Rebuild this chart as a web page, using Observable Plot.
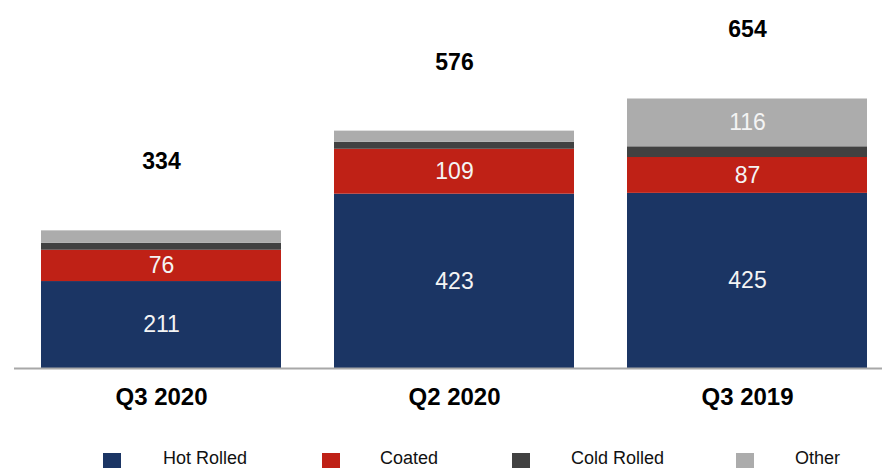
<!DOCTYPE html>
<html>
<head>
<meta charset="utf-8">
<script src="https://cdn.jsdelivr.net/npm/d3@7"></script>
<script src="https://cdn.jsdelivr.net/npm/@observablehq/plot@0.6"></script>
<style>
  html, body { margin: 0; padding: 0; background: #fff; width: 882px; height: 468px; overflow: hidden; }
  #chart { position: relative; width: 882px; height: 468px; font-family: "Liberation Sans", Arial, sans-serif; }
  .legend { position: absolute; left: 0; top: 445px; width: 882px; height: 23px; }
  .sw { position: absolute; top: 8px; width: 18px; height: 15px; }
  .lt { position: absolute; top: 4px; font-size: 18px; color: #111; line-height: 19px; }
</style>
</head>
<body>
<div id="chart"></div>
<script>
const quarters = ["Q3 2020", "Q2 2020", "Q3 2019"];
const seriesNames = ["Hot Rolled", "Coated", "Cold Rolled", "Other"];
const hotRolled = [211, 423, 425];
const coated = [76, 109, 87];
const coldRolled = [17, 17, 26];
const other = [30, 27, 116];
const totals = [334, 576, 654];
const colors = ["#1b3564", "#bf2116", "#414141", "#acacac"];

const seriesValues = [hotRolled, coated, coldRolled, other];
const rows = [];
quarters.forEach((q, i) => {
  seriesNames.forEach((s, j) => rows.push({quarter: q, series: s, value: seriesValues[j][i]}));
});
const totalRows = quarters.map((q, i) => ({quarter: q, total: totals[i]}));

const font = "Liberation Sans, Arial, sans-serif";
const plot = Plot.plot({
  width: 882,
  height: 445,
  marginLeft: 40,
  marginRight: 13,
  marginTop: 0,
  marginBottom: 77,
  style: {fontFamily: font, background: "#fff"},
  x: {domain: quarters, paddingInner: 0.18, paddingOuter: 0, label: null},
  y: {domain: [0, 893], axis: null},
  color: {domain: seriesNames, range: colors},
  marks: [
    Plot.barY(rows, {x: "quarter", y: "value", fill: "series", order: seriesNames}),
    Plot.text(rows, Plot.stackY({
      x: "quarter", y: "value", z: "series", order: seriesNames,
      text: d => d.value >= 50 ? String(d.value) : "",
      fill: "#f4f4f4", fontSize: 23
    })),
    Plot.text(totalRows, {x: "quarter", y: "total", text: d => String(d.total), dy: -69, fontSize: 23, fontWeight: "bold", fill: "#000"}),
    Plot.ruleY([0], {stroke: "#a8a8a8", strokeWidth: 2, insetLeft: -26, insetRight: -13}),
    Plot.axisX({tickSize: 0, tickPadding: 19, fontSize: 24, fontWeight: "bold", fill: "#000", label: null})
  ]
});
const chart = document.getElementById("chart");
chart.appendChild(plot);

const legend = document.createElement("div");
legend.className = "legend";
const swX = [103, 322, 512, 736];
const txX = [163, 380, 571, 795];
seriesNames.forEach((s, i) => {
  const sw = document.createElement("div");
  sw.className = "sw";
  sw.style.left = swX[i] + "px";
  sw.style.background = colors[i];
  legend.appendChild(sw);
  const t = document.createElement("div");
  t.className = "lt";
  t.style.left = txX[i] + "px";
  t.textContent = s;
  legend.appendChild(t);
});
chart.appendChild(legend);
</script>
</body>
</html>
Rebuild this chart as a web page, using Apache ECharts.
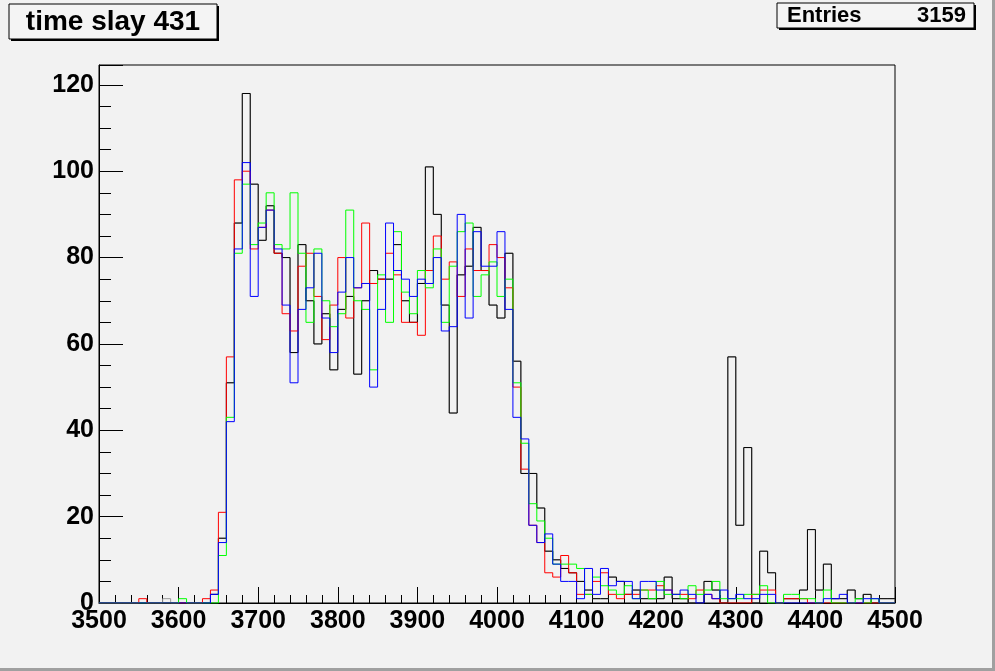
<!DOCTYPE html>
<html><head><meta charset="utf-8">
<script src="https://cdn.jsdelivr.net/npm/echarts@6/dist/echarts.min.js"></script>
<style>html,body{margin:0;padding:0;background:#f2f2f2}#c{width:995px;height:671px}</style>
</head><body><div id="c"></div>
<script>
// Histogram: 100 bins of width 10 from 3500 to 4500
const binStart = 3500;
const binWidth = 10;
const xMin = 3500, xMax = 4500, xStep = 100;
const yTicks = [0, 20, 40, 60, 80, 100, 120];
const titleText = 'time slay 431';
const entriesLabel = 'Entries';
const entriesValue = '3159';

const gray = [
0,0,0,0,0,0,0,0,1,0,
0,0,0,0,2,15,51,88,118,97,
84,92,81,80,58,83,70,60,67,54,
68,71,53,70,77,75,75,83,70,65,
74,101,90,69,44,76,78,87,77,69,
66,81,56,30,30,22,12,10,8,7,
5,3,1,1,6,5,2,3,1,1,
1,6,1,1,0,0,5,3,0,57,
18,36,0,12,7,0,1,1,3,17,
3,9,1,1,3,1,2,0,1,1];
const black = [
0,0,0,0,0,0,0,0,0,0,
0,0,0,0,2,15,51,88,118,97,
84,92,81,80,58,83,70,60,67,54,
68,71,53,70,77,75,75,83,70,65,
74,101,90,69,44,76,78,87,77,69,
66,81,56,30,30,22,12,10,8,7,
5,3,1,1,6,5,2,3,1,1,
1,6,1,1,0,0,5,3,0,57,
18,36,0,12,7,0,1,1,3,17,
3,9,1,1,3,1,2,0,1,1];
const red = [
0,0,0,0,0,1,0,0,0,0,
0,0,0,1,3,21,57,98,100,82,
87,91,81,67,63,78,81,71,61,69,
80,66,73,88,74,75,81,76,65,65,
62,77,85,75,79,71,82,77,77,83,
80,73,50,31,18,14,7,6,11,7,
2,2,5,7,2,1,2,2,3,3,
4,3,2,2,1,3,2,1,0,0,
0,0,2,3,3,0,1,1,1,0,
0,0,0,0,0,0,0,0,0,0];
const green = [
0,0,0,0,0,0,0,0,0,0,
1,0,0,0,0,11,43,81,97,83,
88,95,83,82,95,81,65,82,70,64,
67,91,70,68,54,76,65,86,72,67,
77,73,82,65,78,86,88,71,76,79,
71,75,51,37,23,19,15,9,9,9,
8,2,6,4,3,2,4,1,3,1,
5,2,2,1,4,2,3,5,1,1,
1,2,2,4,0,0,2,2,1,1,
0,3,0,0,0,1,0,1,0,0];
const blue = [
0,0,0,0,0,0,0,0,0,0,
0,0,0,0,2,14,42,82,102,71,
87,91,82,69,51,68,73,81,66,58,
72,80,73,74,50,68,88,77,75,71,
75,74,80,63,64,90,66,86,78,78,
86,68,43,38,18,14,16,9,5,5,
1,8,2,8,4,5,5,1,5,5,
3,3,2,3,2,0,2,1,3,1,
2,1,1,2,2,0,0,0,0,0,
0,1,1,2,0,0,1,1,0,0];

function steps(vals) {
  const pts = [];
  for (let i = 0; i < vals.length; i++) pts.push([binStart + i * binWidth, vals[i]]);
  pts.push([binStart + vals.length * binWidth, vals[vals.length - 1]]);
  return pts;
}
const seriesDefs = [
  ['gray', gray, '#9a9a9a'],
  ['black', black, '#000000'],
  ['red', red, '#ff0000'],
  ['green', green, '#00ff00'],
  ['blue', blue, '#0000ff']
];

const chart = echarts.init(document.getElementById('c'), null, {renderer: 'canvas'});
const labelFont = "'Liberation Sans', Arial, sans-serif";
chart.setOption({
  backgroundColor: '#f2f2f2',
  animation: false,
  grid: {left: 99, right: 100, top: 65, bottom: 68, show: true, borderColor: '#000', borderWidth: 1, backgroundColor: '#f2f2f2'},
  xAxis: {
    type: 'value', min: xMin, max: xMax, interval: xStep,
    axisLine: {show: true, onZero: false, lineStyle: {color: '#000', width: 1}},
    axisTick: {show: true, inside: true, length: 16, lineStyle: {color: '#000', width: 1}},
    minorTick: {show: true, splitNumber: 5, length: 8, lineStyle: {color: '#000', width: 1}},
    splitLine: {show: false},
    axisLabel: {margin: 6, fontFamily: labelFont, fontWeight: 'bold', fontSize: 25, color: '#000',
      formatter: v => String(v)}
  },
  yAxis: {
    type: 'value', min: 0, max: 124.6, interval: 20,
    axisLine: {show: true, lineStyle: {color: '#000', width: 1}},
    axisTick: {show: true, inside: true, length: 24, lineStyle: {color: '#000', width: 1}},
    minorTick: {show: true, splitNumber: 4, length: 12, lineStyle: {color: '#000', width: 1}},
    splitLine: {show: false},
    axisLabel: {margin: 5, showMaxLabel: false, fontFamily: labelFont, fontWeight: 'bold', fontSize: 25, color: '#000',
      formatter: v => (yTicks.indexOf(v) >= 0 ? String(v) : '')}
  },
  series: seriesDefs.map(([name, vals, color]) => ({
    name, type: 'line', step: 'end', data: steps(vals), symbol: 'none', clip: true,
    lineStyle: {color, width: 1}, itemStyle: {color}
  })),
  graphic: [
    {type: 'rect', shape: {x: 11, y: 6, width: 208, height: 35}, style: {fill: '#000'}, silent: true},
    {type: 'rect', shape: {x: 9, y: 4, width: 208, height: 35}, style: {fill: '#f4f4f4', stroke: '#000', lineWidth: 1}, silent: true},
    {type: 'text', x: 113, y: 22, style: {text: titleText, font: "bold 28px 'Liberation Sans', Arial, sans-serif", fill: '#000', align: 'center', verticalAlign: 'middle'}},
    {type: 'rect', shape: {x: 779, y: 5, width: 197, height: 25}, style: {fill: '#000'}, silent: true},
    {type: 'rect', shape: {x: 777, y: 3, width: 197, height: 25}, style: {fill: '#f4f4f4', stroke: '#000', lineWidth: 1}, silent: true},
    {type: 'text', x: 787, y: 16, style: {text: entriesLabel, font: "bold 22px 'Liberation Sans', Arial, sans-serif", fill: '#000', align: 'left', verticalAlign: 'middle'}},
    {type: 'text', x: 966, y: 16, style: {text: entriesValue, font: "bold 22px 'Liberation Sans', Arial, sans-serif", fill: '#000', align: 'right', verticalAlign: 'middle'}},
    {type: 'rect', shape: {x: 992, y: 0, width: 3, height: 671}, style: {fill: '#a0a0a0'}, silent: true},
    {type: 'rect', shape: {x: 0, y: 668, width: 995, height: 3}, style: {fill: '#a0a0a0'}, silent: true}
  ]
});
</script></body></html>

* Task description *
Set down the lines running from the one with "Rebuild this chart as a web page, using Apache" through the one with "const entriesValue = '3159';", both ends kept, exactly and with no pictures.

* Output for this task *
Rebuild this chart as a web page, using Apache ECharts.
<!DOCTYPE html>
<html><head><meta charset="utf-8">
<script src="https://cdn.jsdelivr.net/npm/echarts@6/dist/echarts.min.js"></script>
<style>html,body{margin:0;padding:0;background:#f2f2f2}#c{width:995px;height:671px}</style>
</head><body><div id="c"></div>
<script>
// Histogram: 100 bins of width 10 from 3500 to 4500
const binStart = 3500;
const binWidth = 10;
const xMin = 3500, xMax = 4500, xStep = 100;
const yTicks = [0, 20, 40, 60, 80, 100, 120];
const titleText = 'time slay 431';
const entriesLabel = 'Entries';
const entriesValue = '3159';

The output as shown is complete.